---------- INFORMATION PROVIDED
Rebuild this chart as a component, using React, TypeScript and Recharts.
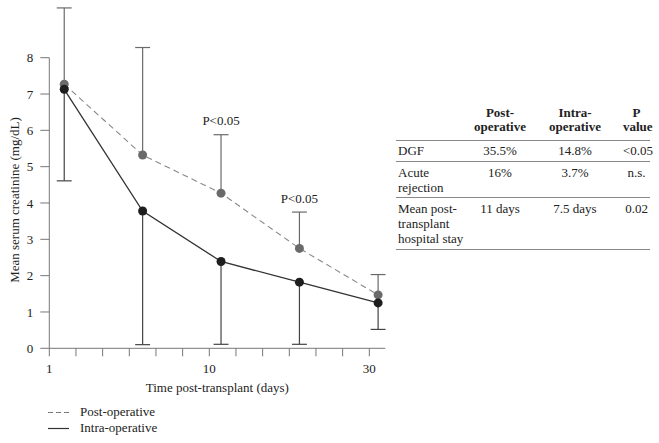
import React from "react";
import { ComposedChart, Line, XAxis, YAxis, ReferenceLine, ReferenceDot, Legend } from "recharts";

// position on the (non-linear) time axis, in tick steps: day 1 -> 0, day 10 -> 6, day 30 -> 12
const timePoints = [0.56, 3.5, 6.44, 9.38, 12.33];

const postMean = [7.27, 5.32, 4.27, 2.75, 1.47];
const postErr = [2.1, 2.96, 1.61, 1.0, 0.56];
const intraMean = [7.13, 3.78, 2.39, 1.82, 1.25];
const intraErr = [2.52, 3.68, 2.28, 1.71, 0.73];
const pLabels = ["", "", "P<0.05", "P<0.05", ""];

const xTicks = [0, 1, 2, 3, 4, 5, 6, 7, 8, 9, 10, 11, 12];
const xTickLabels: Record<number, string> = { 0: "1", 6: "10", 12: "30" };
const yTicks = [0, 1, 2, 3, 4, 5, 6, 7, 8];

const seriesNames = ["Post-operative", "Intra-operative"];

const tableHeader = [["", ""], ["Post-", "operative"], ["Intra-", "operative"], ["P", "value"]];
const tableRows = [
  [["DGF"], ["35.5%"], ["14.8%"], ["<0.05"]],
  [["Acute", "rejection"], ["16%"], ["3.7%"], ["n.s."]],
  [["Mean post-", "transplant", "hospital stay"], ["11 days"], ["7.5 days"], ["0.02"]],
];

const FONT = '"Liberation Serif", "Times New Roman", serif';
const POST_COLOR = "#6a6a6a";
const INTRA_COLOR = "#1e1e1e";
const AXIS_COLOR = "#777";
const CAP = 0.28;

const data = timePoints.map((t, i) => ({ t, post: postMean[i], intra: intraMean[i] }));

function LegendBox() {
  return (
    <div style={{ fontFamily: FONT, fontSize: 13, color: "#222" }}>
      {seriesNames.map((name, i) => (
        <div key={name} style={{ display: "flex", alignItems: "center", height: 16, lineHeight: "16px" }}>
          <svg width={32} height={16} style={{ display: "block" }}>
            <line
              x1={8}
              x2={29}
              y1={8.5}
              y2={8.5}
              stroke={i === 0 ? "#777" : "#333"}
              strokeWidth={1.2}
              strokeDasharray={i === 0 ? "5 3" : undefined}
            />
          </svg>
          <span style={{ marginLeft: 8 }}>{name}</span>
        </div>
      ))}
    </div>
  );
}

export default function App() {
  const cellPad = (col: number) =>
    col === 0 ? "0 0 0 2px" : col === 3 ? "0 0 0 8px" : "0";
  const colWidths = [69, 70, 80, 35];
  const rowPads = ["2px 0 3px", "3px 0 2px", "3px 0 3px"];

  return (
    <div style={{ position: "absolute", left: 0, top: 0, width: 659, height: 443, fontFamily: FONT, background: "#fff" }}>
      <ComposedChart
        width={659}
        height={443}
        data={data}
        margin={{ top: 3.2, right: 273.7, bottom: 50.7, left: 9.3 }}
        style={{ fontFamily: FONT }}
      >
        <XAxis
          dataKey="t"
          type="number"
          domain={[0, 12.6]}
          ticks={xTicks}
          interval={0}
          tickFormatter={(v: number) => xTickLabels[v] ?? ""}
          stroke={AXIS_COLOR}
          tickSize={8}
          tickMargin={7}
          height={44}
          tick={{ fill: "#222", fontSize: 13 }}
          label={{ value: "Time post-transplant (days)", position: "insideBottom", offset: 0, fill: "#222", fontSize: 13 }}
        />
        <YAxis
          type="number"
          domain={[0, 9.5]}
          ticks={yTicks}
          interval={0}
          axisLine={false}
          stroke={AXIS_COLOR}
          tickSize={9}
          tickMargin={7}
          width={40}
          tick={{ fill: "#222", fontSize: 13 }}
        />
        <ReferenceLine segment={[{ x: 0, y: 0 }, { x: 0, y: 8 }]} stroke={AXIS_COLOR} ifOverflow="visible" />

        {timePoints.map((t, i) => (
          <ReferenceLine
            key={"pv" + i}
            segment={[{ x: t, y: postMean[i] }, { x: t, y: postMean[i] + postErr[i] }]}
            stroke={POST_COLOR}
            strokeWidth={1.2}
            ifOverflow="visible"
          />
        ))}
        {timePoints.map((t, i) => (
          <ReferenceLine
            key={"pc" + i}
            segment={[{ x: t - CAP, y: postMean[i] + postErr[i] }, { x: t + CAP, y: postMean[i] + postErr[i] }]}
            stroke={POST_COLOR}
            strokeWidth={1.2}
            ifOverflow="visible"
          />
        ))}
        {timePoints.map((t, i) => (
          <ReferenceLine
            key={"iv" + i}
            segment={[{ x: t, y: intraMean[i] }, { x: t, y: intraMean[i] - intraErr[i] }]}
            stroke="#444"
            strokeWidth={1.2}
            ifOverflow="visible"
          />
        ))}
        {timePoints.map((t, i) => (
          <ReferenceLine
            key={"ic" + i}
            segment={[{ x: t - CAP, y: intraMean[i] - intraErr[i] }, { x: t + CAP, y: intraMean[i] - intraErr[i] }]}
            stroke="#444"
            strokeWidth={1.2}
            ifOverflow="visible"
          />
        ))}
        {timePoints.map((t, i) =>
          pLabels[i] ? (
            <ReferenceDot
              key={"pl" + i}
              x={t}
              y={postMean[i] + postErr[i]}
              r={0}
              fill="none"
              stroke="none"
              ifOverflow="visible"
              label={{ value: pLabels[i], position: "top", offset: 9.5, fill: "#222", fontSize: 13 }}
            />
          ) : null
        )}

        <Line
          dataKey="post"
          name={seriesNames[0]}
          type="linear"
          stroke="#888"
          strokeWidth={1.1}
          strokeDasharray="6 4"
          dot={{ r: 4.5, fill: POST_COLOR, stroke: POST_COLOR, strokeWidth: 0 }}
          activeDot={false}
          isAnimationActive={false}
        />
        <Line
          dataKey="intra"
          name={seriesNames[1]}
          type="linear"
          stroke="#333"
          strokeWidth={1.3}
          dot={{ r: 4.5, fill: INTRA_COLOR, stroke: INTRA_COLOR, strokeWidth: 0 }}
          activeDot={false}
          isAnimationActive={false}
        />
        <Legend
          layout="vertical"
          align="center"
          verticalAlign="middle"
          wrapperStyle={{ left: 40, top: 404, width: 200 }}
          content={() => <LegendBox />}
        />
      </ComposedChart>

      <div
        style={{
          position: "absolute",
          left: 14,
          top: 200,
          transform: "translate(-50%, -50%) rotate(-90deg)",
          whiteSpace: "nowrap",
          fontSize: 13,
          color: "#222",
          lineHeight: "15px",
        }}
      >
        Mean serum creatinine (mg/dL)
      </div>

      <table
        style={{
          position: "absolute",
          left: 396,
          top: 106,
          width: 254,
          borderCollapse: "collapse",
          fontSize: 13,
          color: "#222",
          tableLayout: "fixed",
        }}
      >
        <colgroup>
          {colWidths.map((w, i) => (
            <col key={i} style={{ width: w }} />
          ))}
        </colgroup>
        <thead>
          <tr style={{ borderBottom: "1px solid #888" }}>
            {tableHeader.map((h, c) => (
              <th
                key={c}
                style={{
                  fontWeight: "bold",
                  lineHeight: "14px",
                  padding: c === 3 ? "0 0 6px 8px" : "0 0 6px",
                  textAlign: "center",
                  verticalAlign: "bottom",
                }}
              >
                {h.map((l, k) => (
                  <div key={k}>{l || "\u00a0"}</div>
                ))}
              </th>
            ))}
          </tr>
        </thead>
        <tbody>
          {tableRows.map((row, r) => (
            <tr key={r} style={{ borderBottom: "1px solid #888" }}>
              {row.map((cell, c) => (
                <td
                  key={c}
                  style={{
                    lineHeight: "15px",
                    padding: rowPads[r],
                    paddingLeft: c === 0 ? 2 : c === 3 ? 8 : 0,
                    textAlign: c === 0 ? "left" : "center",
                    verticalAlign: "top",
                    whiteSpace: "nowrap",
                  }}
                >
                  {cell.map((l, k) => (
                    <div key={k}>{l}</div>
                  ))}
                </td>
              ))}
            </tr>
          ))}
        </tbody>
      </table>
    </div>
  );
}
--------------------
From the opening line of the listing above through the line bearing "const data = timePoints.map((t, i)", repeat each line exactly. Drop every picture.

- [RESULT OF THIS EXERCISE]:
Rebuild this chart as a component, using React, TypeScript and Recharts.
import React from "react";
import { ComposedChart, Line, XAxis, YAxis, ReferenceLine, ReferenceDot, Legend } from "recharts";

// position on the (non-linear) time axis, in tick steps: day 1 -> 0, day 10 -> 6, day 30 -> 12
const timePoints = [0.56, 3.5, 6.44, 9.38, 12.33];

const postMean = [7.27, 5.32, 4.27, 2.75, 1.47];
const postErr = [2.1, 2.96, 1.61, 1.0, 0.56];
const intraMean = [7.13, 3.78, 2.39, 1.82, 1.25];
const intraErr = [2.52, 3.68, 2.28, 1.71, 0.73];
const pLabels = ["", "", "P<0.05", "P<0.05", ""];

const xTicks = [0, 1, 2, 3, 4, 5, 6, 7, 8, 9, 10, 11, 12];
const xTickLabels: Record<number, string> = { 0: "1", 6: "10", 12: "30" };
const yTicks = [0, 1, 2, 3, 4, 5, 6, 7, 8];

const seriesNames = ["Post-operative", "Intra-operative"];

const tableHeader = [["", ""], ["Post-", "operative"], ["Intra-", "operative"], ["P", "value"]];
const tableRows = [
  [["DGF"], ["35.5%"], ["14.8%"], ["<0.05"]],
  [["Acute", "rejection"], ["16%"], ["3.7%"], ["n.s."]],
  [["Mean post-", "transplant", "hospital stay"], ["11 days"], ["7.5 days"], ["0.02"]],
];

const FONT = '"Liberation Serif", "Times New Roman", serif';
const POST_COLOR = "#6a6a6a";
const INTRA_COLOR = "#1e1e1e";
const AXIS_COLOR = "#777";
const CAP = 0.28;

const data = timePoints.map((t, i) => ({ t, post: postMean[i], intra: intraMean[i] }));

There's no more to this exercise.